Brand Owners, Converters and the Fishing Sector Are Coming Together to Recycle Plastic Waste from the Sea
There are various approaches to tackling the global issue of plastic waste in seas. While prevention of dumping is key, brand owners and companies can get involved by recycling waste into new sustainable products. The value chain begins with collection at sea - and Waste Free Oceans makes use of the ocean waste collected.
Erik Solheim, Head of the UN Environmental Programme, called attention to the fact that plastic litter is depositing on the seabed at the North Pole as well as entering the food chain, ending up on our plates. The Ellen MacArthur Foundation raised attention to the fact that eight million metric tonnes of plastic waste leak into our oceans every year, equivalent to one garbage truck dumping its load each minute. If nothing is done, there will be one tonne of plastic for every three tonnes of fish by 2025, and by 2050 there will be more plastic waste in our seas than fish.
Clearly, the amount of plastic leaking into our oceans needs to be reduced, as well as the debris present in our oceans today.
Organizing the Collection and Recycling of Marine Litter
Waste Free Oceans unites the fishing sector, the plastics industry and processors to transforming floating ocean plastic by collaborating with fishermen and companies to create ocean plastic products: Fishermen collect “ghost nets", plastic bottles and other plastic wastes; recyclers sort and clean the refuse, and companies recycle the raw material in combination with other recyclates to design a new item.
So far, ten European countries (Belgium, Holland, Spain, Turkey, Denmark, Austria, Hungary, Portugal and France) have been “fishing for litter”. Equipped with a special trawl net, fishermen collect 6 to 8 t of plastic waste per journey during their fishing voyages. The costs for this are borne by the partner companies or processors, often to send a clear signal for the responsible management of resources.
Together with the detergent manufacturer Ecover, for example, ocean plastic from the Portuguese processor Logoplaste was processed and turned into a bottle. Companies using a lot of packaging are showing a noticeable interest in using recycled material as informed and environmentally aware customers drive sustainable change.

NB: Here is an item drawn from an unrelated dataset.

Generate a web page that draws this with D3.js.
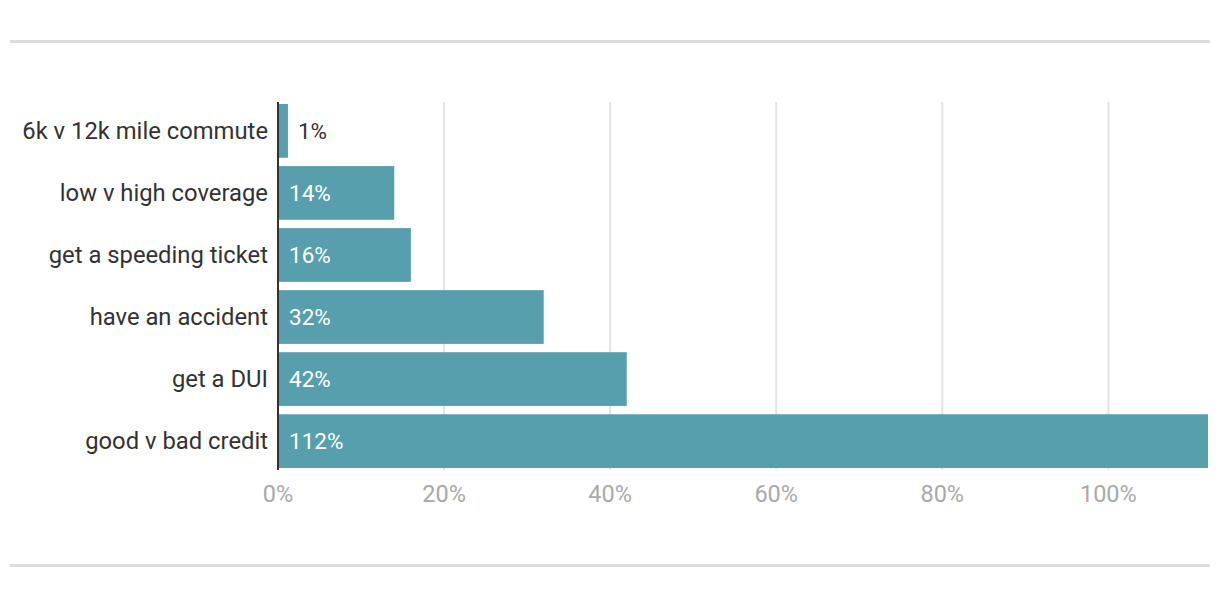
<!DOCTYPE html>
<html><head><meta charset="utf-8">
<script src="https://cdn.jsdelivr.net/npm/d3@7/dist/d3.min.js"></script>
<style>body{margin:0;background:#fff;font-family:Roboto,sans-serif}</style>
</head><body><svg id="c" width="1220" height="598"></svg>
<script>
const categories = ["6k v 12k mile commute","low v high coverage","get a speeding ticket","have an accident","get a DUI","good v bad credit"];
const values = [1.2,14,16,32,42,112];
const tickValues = [0,20,40,60,80,100];

const svg = d3.select("#c");
const x = d3.scaleLinear().domain([0,112]).range([278,1208]);
const y = d3.scaleBand().domain(categories).range([99.85,472.15]).paddingInner(0.134).paddingOuter(0.067);
const fmt = d => Math.round(d) + "%";

svg.append("rect").attr("x",10).attr("y",40).attr("width",1200).attr("height",3).attr("fill","#dddddd");
svg.append("rect").attr("x",10).attr("y",564).attr("width",1200).attr("height",3).attr("fill","#dddddd");

// gridlines
svg.append("g").selectAll("line").data(tickValues.filter(d=>d>0)).join("line")
  .attr("x1",d=>x(d)).attr("x2",d=>x(d)).attr("y1",102).attr("y2",470)
  .attr("stroke","#e4e4e4").attr("stroke-width",2);

// bars
svg.append("g").selectAll("rect").data(values).join("rect")
  .attr("x",x(0)).attr("y",(d,i)=>y(categories[i]))
  .attr("width",d=>x(d)-x(0)).attr("height",y.bandwidth())
  .attr("fill","#589fae");

// baseline
svg.append("line").attr("x1",x(0)).attr("x2",x(0)).attr("y1",102).attr("y2",470)
  .attr("stroke","#333").attr("stroke-width",2);

// category labels
svg.append("g").selectAll("text").data(categories).join("text")
  .attr("x",268).attr("y",d=>y(d)+y.bandwidth()/2).attr("dy","0.35em")
  .attr("text-anchor","end").attr("font-size",23.8).attr("fill","#333").text(d=>d);

// value labels
svg.append("g").selectAll("text").data(values).join("text")
  .attr("x",d=>{const w=x(d)-x(0); return w<40 ? x(d)+10 : x(0)+11;})
  .attr("y",(d,i)=>y(categories[i])+y.bandwidth()/2).attr("dy","0.35em")
  .attr("font-size",22.5).attr("fill",d=>(x(d)-x(0))<40?"#333":"#fff").text(fmt);

// x axis tick labels
svg.append("g").selectAll("text").data(tickValues).join("text")
  .attr("x",d=>x(d)).attr("y",494).attr("dy","0.35em").attr("text-anchor","middle")
  .attr("font-size",23.5).attr("fill","#aaaaaa").text(d=>d+"%");
</script></body></html>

At a time when the topic of extended producer responsibility and the circular economy are gaining ever more relevance, Waste Free Oceans thus creates the decisive bridge. At the same time, the issue of marine litter must also be addressed by improved waste collection and sorting on land. To this end, among others WFO works with the World Wide Fund for Nature (WWF), the UN Environment Programme and the Diplomatic Council.